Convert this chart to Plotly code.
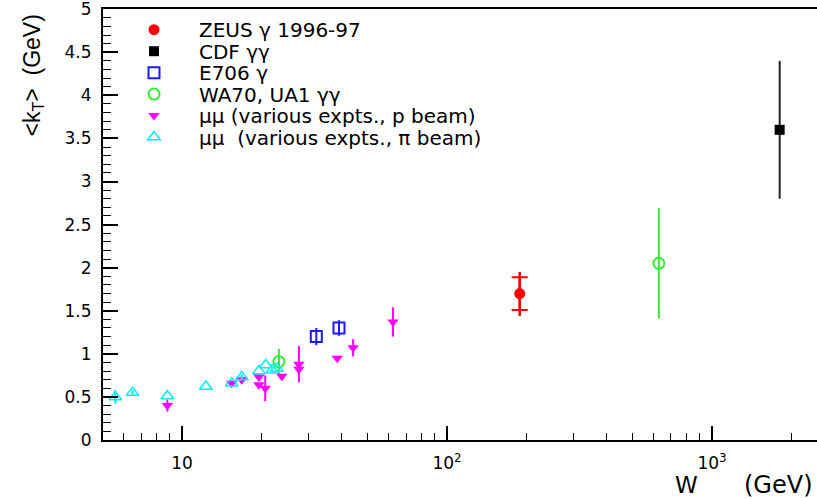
import numpy as np
import plotly.graph_objects as go

# ---- data ----
zeus_w = [188]
zeus_k = [1.70]
zeus_err_up = [0.25]
zeus_err_dn = [0.26]
zeus_stat = [0.19]

cdf_w = [1800]
cdf_k = [3.60]
cdf_err = [0.80]

e706_w = [32.1, 39.1]
e706_k = [1.20, 1.30]
e706_err = [0.10, 0.09]

wa70_w = [23.2, 630]
wa70_k = [0.91, 2.05]
wa70_err = [0.15, 0.64]

mup_w = [8.8, 15.4, 16.8, 19.5, 19.5, 20.6, 23.8, 27.6, 27.6, 38.5, 44.2, 62.5]
mup_k = [0.40, 0.66, 0.70, 0.73, 0.64, 0.60, 0.74, 0.88, 0.82, 0.95, 1.07, 1.37]
mup_err = [0.07, 0.03, 0.04, 0.0, 0.0, 0.15, 0.0, 0.21, 0.0, 0.0, 0.10, 0.17]

mupi_w = [5.6, 6.5, 8.8, 12.3, 15.4, 16.8, 19.5, 20.7, 21.9, 22.8]
mupi_k = [0.50, 0.55, 0.51, 0.62, 0.66, 0.73, 0.80, 0.87, 0.81, 0.83]
mupi_err = [0.08, 0.03, 0.0, 0.0, 0.0, 0.03, 0.0, 0.0, 0.0, 0.0]

legend_labels = ["ZEUS γ 1996-97", "CDF γγ", "E706 γ", "WA70, UA1 γγ",
                 "μμ (various expts., p beam)",
                 "μμ\u00a0\u00a0(various expts., π beam)"]

x_tickvals = [10, 100, 1000]
x_ticktext = ["10", "10<sup>2</sup>", "10<sup>3</sup>"]
x_minor = [6, 7, 8, 9, 20, 30, 40, 50, 60, 70, 80, 90,
           200, 300, 400, 500, 600, 700, 800, 900, 2000]

FONT = "DejaVu Sans, Liberation Sans, Arial, sans-serif"
FONT2 = "Liberation Sans, Arial, sans-serif"

# plot area geometry (pixels) used to place text
W_PX, H_PX = 817, 499
M_L, M_R, M_T, M_B = 103, 0, 9, 59
PW = W_PX - M_L - M_R
PH = H_PX - M_T - M_B


def px_to_paper_x(px):
    return (px - M_L) / PW


def px_to_paper_y(py):
    return (H_PX - M_B - py) / PH


fig = go.Figure()

fig.add_trace(go.Scatter(
    x=zeus_w, y=zeus_k, mode="markers", name="",
    marker=dict(symbol="circle", size=11, color="#ff0000"),
    error_y=dict(type="data", array=zeus_err_up, arrayminus=zeus_err_dn,
                 color="#ff0000", thickness=2.5, width=0)))
fig.add_trace(go.Scatter(
    x=zeus_w, y=zeus_k, mode="markers", showlegend=False,
    marker=dict(size=1, color="rgba(0,0,0,0)"),
    error_y=dict(type="data", array=zeus_stat, color="#ff0000",
                 thickness=2, width=8)))
fig.add_trace(go.Scatter(
    x=cdf_w, y=cdf_k, mode="markers", name="",
    marker=dict(symbol="square", size=10, color="#000000"),
    error_y=dict(type="data", array=cdf_err, color="#222222",
                 thickness=2, width=0)))
fig.add_trace(go.Scatter(
    x=e706_w, y=e706_k, mode="markers", name="",
    marker=dict(symbol="square-open", size=11, color="#1a1aff",
                line=dict(width=2)),
    error_y=dict(type="data", array=e706_err, color="#1a1aff",
                 thickness=2, width=0)))
fig.add_trace(go.Scatter(
    x=wa70_w, y=wa70_k, mode="markers", name="",
    marker=dict(symbol="circle-open", size=11, color="#33ee33",
                line=dict(width=2)),
    error_y=dict(type="data", array=wa70_err, color="#33ee33",
                 thickness=2, width=0)))
fig.add_trace(go.Scatter(
    x=mup_w, y=mup_k, mode="markers", name="",
    marker=dict(symbol="triangle-down", size=10, color="#ff00ff"),
    error_y=dict(type="data", array=mup_err, color="#ff00ff",
                 thickness=2, width=0)))
fig.add_trace(go.Scatter(
    x=mupi_w, y=mupi_k, mode="markers", name="",
    marker=dict(symbol="triangle-up-open", size=11, color="#00eeee",
                line=dict(width=1.5)),
    error_y=dict(type="data", array=mupi_err, color="#00eeee",
                 thickness=2, width=0)))

# legend text rows (pixel centres) matched to the compact legend spacing
row0, row_step = 30, 21.6
annotations = []
for i, lab in enumerate(legend_labels):
    annotations.append(dict(
        text=lab, xref="paper", yref="paper",
        x=px_to_paper_x(197), y=px_to_paper_y(row0 + i * row_step),
        xanchor="left", yanchor="middle", showarrow=False,
        font=dict(size=20, family=FONT, color="black")))

annotations += [
    dict(text="&lt;k<sub>T</sub>&gt;  (GeV)", xref="paper", yref="paper",
         x=px_to_paper_x(16), y=px_to_paper_y(13), xanchor="left",
         yanchor="top", textangle=-90, showarrow=False,
         font=dict(size=23, family=FONT2)),
    dict(text="W", xref="paper", yref="paper",
         x=px_to_paper_x(686), y=px_to_paper_y(485), xanchor="center",
         yanchor="middle", showarrow=False,
         font=dict(size=23, family=FONT)),
    dict(text="(GeV)", xref="paper", yref="paper",
         x=px_to_paper_x(815), y=px_to_paper_y(485), xanchor="right",
         yanchor="middle", showarrow=False,
         font=dict(size=24, family=FONT)),
]

fig.update_layout(
    width=W_PX, height=H_PX,
    margin=dict(l=M_L, r=M_R, t=M_T, b=M_B),
    paper_bgcolor="white", plot_bgcolor="white",
    font=dict(family=FONT, color="black", size=16),
    showlegend=True,
    legend=dict(x=px_to_paper_x(119), y=px_to_paper_y(14),
                xanchor="left", yanchor="top",
                bgcolor="rgba(0,0,0,0)", font=dict(size=14.2, family=FONT),
                itemwidth=60, tracegroupgap=0),
    xaxis=dict(type="log", range=[np.log10(5.03), np.log10(2490)],
               showline=True, linecolor="black", linewidth=2, mirror=True,
               showgrid=False, zeroline=False,
               ticks="inside", ticklen=14, tickwidth=1.5, tickcolor="black",
               tickvals=x_tickvals, ticktext=x_ticktext,
               tickfont=dict(size=17), ticklabelstandoff=7,
               minor=dict(ticks="inside", ticklen=7, tickwidth=1.2,
                          tickcolor="black", tickvals=x_minor, showgrid=False)),
    yaxis=dict(range=[0, 5.002], dtick=0.5, tick0=0,
               showline=True, linecolor="black", linewidth=2,
               showgrid=False, zeroline=False,
               ticks="inside", ticklen=15, tickwidth=1.5, tickcolor="black",
               tickfont=dict(size=17), ticklabelstandoff=6,
               ticklabeloverflow="allow",
               minor=dict(ticks="inside", ticklen=8, tickwidth=1.2,
                          tickcolor="black", dtick=0.1, showgrid=False)),
    annotations=annotations,
)

fig.write_html("out.html")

++++++++++

* Aim of the exercise
Restate the material word for word from its first line through the line containing "cdf_err = [0.80]", both included; the pictures do not belong in it.

* Answer to this problem
Convert this chart to Plotly code.
import numpy as np
import plotly.graph_objects as go

# ---- data ----
zeus_w = [188]
zeus_k = [1.70]
zeus_err_up = [0.25]
zeus_err_dn = [0.26]
zeus_stat = [0.19]

cdf_w = [1800]
cdf_k = [3.60]
cdf_err = [0.80]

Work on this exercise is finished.